В Большом зале Филармонии сводными силами Оркестра Государственного Эрмитажа, Камерного хора Смольного собора, Петербургского камерного хора и секстета солистов были исполнены баховские "Страсти по Матфею". По мнению ДМИТРИЯ РЕНАНСКОГО, этот проект слишком гармонично вписался в петербургскую афишу.
Особенности художественной политики Санкт-Петербургской филармонии еще полтора века назад идеально сформулировал Рихард Вагнер. В либретто своей музыкальной драмы "Зигфрид" он устами почивающего на рейнском золоте Фафнира изрек как нельзя лучше подходящие слова для характеристики местной культурной ситуации: "Не тревожьте меня. Я стар. Дайте мне спать". На всякую попытку критически взглянуть на афишу Филармонии ее начальство рычит и брызжет ядом почище вагнеровского дракона, но это лишь в случаях крайней необходимости — уж слишком сладка дрема на президентских грантах, уж слишком легко прикрывать имитацию культурной деятельности священным именем Шостаковича.
Характерный пример подобного симулирования филармоническая публика могла наблюдать на первом концерте абонементного цикла "Призрак оперы". Баховские "Страсти по Матфею", как и вообще крупные формы барочной музыки, звучат у нас крайне редко. За сам факт возможности услышать "Страсти" живьем следовало бы сказать спасибо дирижеру Лео Кремеру, не первый год ответственному в Петербурге за пассионы и прочие ученые оратории, которые кроме него здесь вроде как и некому играть. В целом "Страсти" удались — духовики умеючи имитируют на современных инструментах звучание старинных рекордеров и шалмеев, струнные не раздражают одинаково мучительной для слуха и для Баха караяноподобной вибрацией, медь пытается соответствовать блеску своих натуральных предшественников. Слушать Баха в академических оркестрах, как правило, скучно до зевоты, но Лео Кремер — в отличие от большинства коллег — даже во вступительном шествии на Голгофу заставил своих музыкантов на французский манер слегка пританцовывать. Молодые вокалисты Борис Степанов (Евангелист) и Борис Пинхасович (Иисус) по степени технического и этического проникновения в баховский стиль дали фору своим старшим коллегам, а господин Кремер даже сумел слегка унять пыл приглашенных оперных певцов, сохранив при этом подобающий жанру пафос.

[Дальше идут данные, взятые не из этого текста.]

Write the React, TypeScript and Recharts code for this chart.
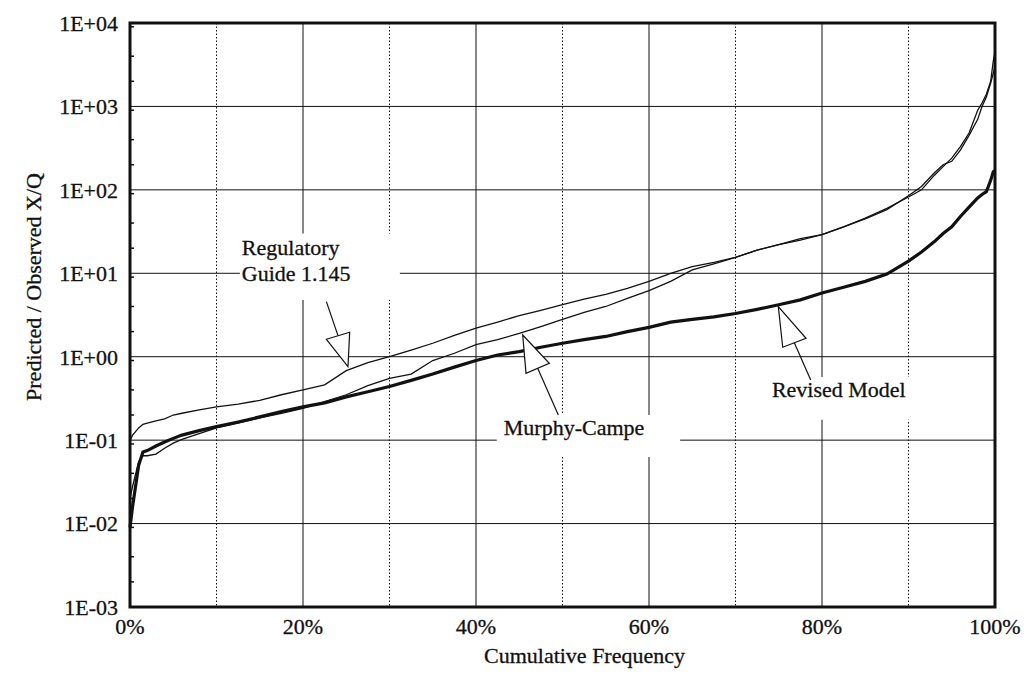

Все это, конечно, скрасило трехчасовое пребывание в зале Дворянского собрания, но творческий результат ограничился тем, что льющиеся со сцены звуки никак не оскорбили слух публики. По большому счету, благодарить особо не за что — все эти не слишком ретивые попытки причастить отечественных академистов святыми дарами аутентичного исполнительства мы слышали еще одиннадцать лет назад, когда Лео Кремер исполнил в Филармонии "Страсти по Иоанну". С тех пор русский Бах Лео Кремера не стал лучше или хуже — и эта проблема титулованного немецкого органиста и дирижера в принципе должна была бы озаботить хоть кого-то. Филармонии принято пенять ее провинциальностью, а основным признаком провинциальности принято считать отсутствие свободы и выбора: положим, государственных бюджетов не хватает на приглашение в Петербург баховских специалистов мирового уровня вроде Филиппа Херревега или Маасаки Сузуки (если таковые имена вообще на слуху у чиновников от музыки). Но у программной дирекции был выбор — пригласить тех музыкантов, что попались под руку (в итоге в такой роли оказался многолетний филармонический резидент Лео Кремер), или заняться поиском свежих исполнительских сил, которые, как ни удивительно, даже обитают под боком, в Петербурге. Филармонии, как обычно, было не до этого. В результате на площади Искусств все вышло как всегда — до Бога высоко, до Баха далеко.